Well if you have his family's blessing, that's perfect.


----------



## Pro-Shot (UK) Catapults (Apr 21, 2010)

wd40 said:


> Well if you have his family's blessing, that's perfect.


Hi Dan well I suppose we will just have to wait and see what the nephew-in-law has to say let hope it good news


----------



## Tex-Shooter (Dec 17, 2009)

There is nothing really special about the natural fork that I have except Ruffus signed and numbered it. That is what makes it so special to me. -- Tex-shooter


----------



## lucifer93 (May 4, 2010)

Ruffus made alot of slingshots and you'll be supprized what some people will pay for a forked stick LOL Tex is right the only thing that makes it special is he signed and numbered them. Pete if you want to speak to his nephew just send him a message on his youtube channel


----------



## Pro-Shot (UK) Catapults (Apr 21, 2010)

lucifer93 said:


> Ruffus made alot of slingshots and you'll be supprized what some people will pay for a forked stick LOL Tex is right the only thing that makes it special is he signed and numbered them. Pete if you want to speak to his nephew just send him a message on his youtube channel


Hi Louis this is not my idear !our name was only put up as a company that may be in a position to help with the project if people would like to go down a other road then we can have no problem with that.
Our part in make ing a casting from one of the all time grate slingshot men would be good PR for us and i know WE can do it?


----------



## lucifer93 (May 4, 2010)

I think it's a great idea Pete just look at the natural fork you cast for Dayhiker it will last a lifetime. I have a Rufus original fork on it's way to me from the states form a trade and some cash with a fella on BushcraftUSA that needed some cash. I will just mount it in a frame and put it up on my wall, like i said just send his nephew a message on his youtube channel i'm sure it will not be a problem.


----------



## wd40 (Jul 19, 2010)

I've sent the message to him on the youtube channel and have heard nothing back yet. Also emailed him at the address on the other site and that address is no good any longer.

It was just an idea.


----------



## wd40 (Jul 19, 2010)

And Lucifer, you are right. What makes it special is Rufus made it. I figured many would like to have one, even if it is only a "cast" version.


----------



## A+ Slingshots (Jan 22, 2010)

wd40 said:


> I'm trying to negotiate with Rufus' nephew-in-law to get one of Rufus' forks to use as the original to cast from. Rufus made at least 5,000. Mr. Allen has about a dozen of Rufus' originals. There are lots of variables about the size, wood, etc., but Rufus always tried to whittle them down to a pretty symmetrical Y shape.
> 
> If this idea of casting one of Rufus' forks can come to fruition, we will have an exact duplicate (although cast in metal) of a fork that the great one carved.
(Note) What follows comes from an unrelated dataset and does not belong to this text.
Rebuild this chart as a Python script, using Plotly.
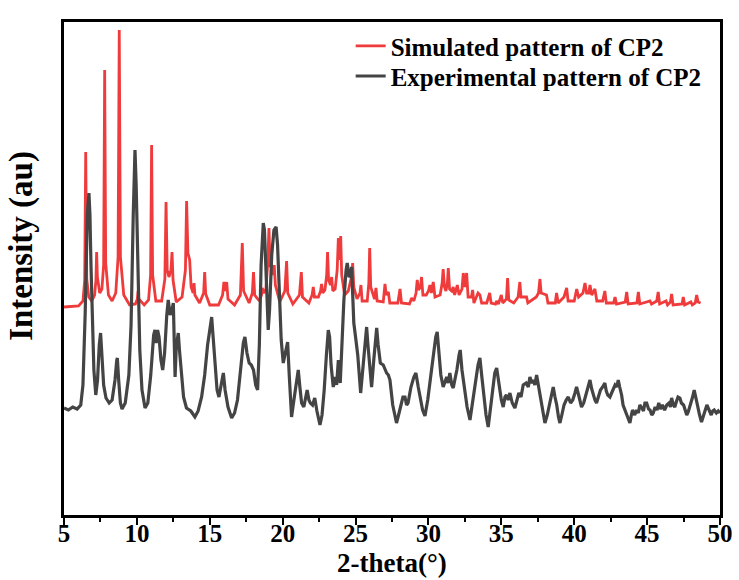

That is way cool WD!!!!! How small the world really is!!!


----------



## wd40 (Jul 19, 2010)

I have received a reply from Rufus' nephew-in-law, Mr. Allen.

He spoke to his wife, Rufus' niece, and they aren't going to sell one of Rufus' originals.

I am sorry to say that they misunderstood my intentions. They thought I was trying to make money off of this.

I wasn't. I was only trying to put the deal together. I wasn't going to be the go-through person to get the cast slingshots. I was just trying to get an original because I wanted one of the replicas for myself because I so admire, as a person and as a shooter, their uncle.

I thought it would be neat to have a Rufus replica.

Oh, well, nothing lost by asking. Sorry guys.

Rufus would probably tell us to get off our duffs and go out and make one for ourselves anyway.


----------



## Flatband (Dec 18, 2009)

I thought this was a great idea. I don't have a Rufus fork but I know Blue Skeen has a few and so does Kent Shepard. A cast in metal repro-very cool! There might be some backlash from his family though. I wonder if they would have a problem with it? Flatband


----------



## wd40 (Jul 19, 2010)

Guys, my mind never did work too well, and it has gotten a lot worse the older I get.

But I just did what I should have done in the first place.

I wrote back to Mr. Allen and invited him to join this forum.

Then I told him and Rufus' family to look into how we all feel about and admire Rufus and how some of us would like to have even a "replica" because it would give us a chance to have a connection with Rufus.

Then I told them if there might be money to be made on the deal, but all means, they should be the ones to do it.

Maybe they will consider this and get in touch with hogan castings and do it themselves.

This is what I should have done in the first place when I came up with this idea, but too many years have taken their toll on my brain and I didn't think of the best way to approach it.

If any of you want to encourage them to consider the idea, go to youtube and look up Rufus videos. Rufus' nephew-in-law is Toro. Maybe if they hear from enough of us, this idea could still come to fruition.


----------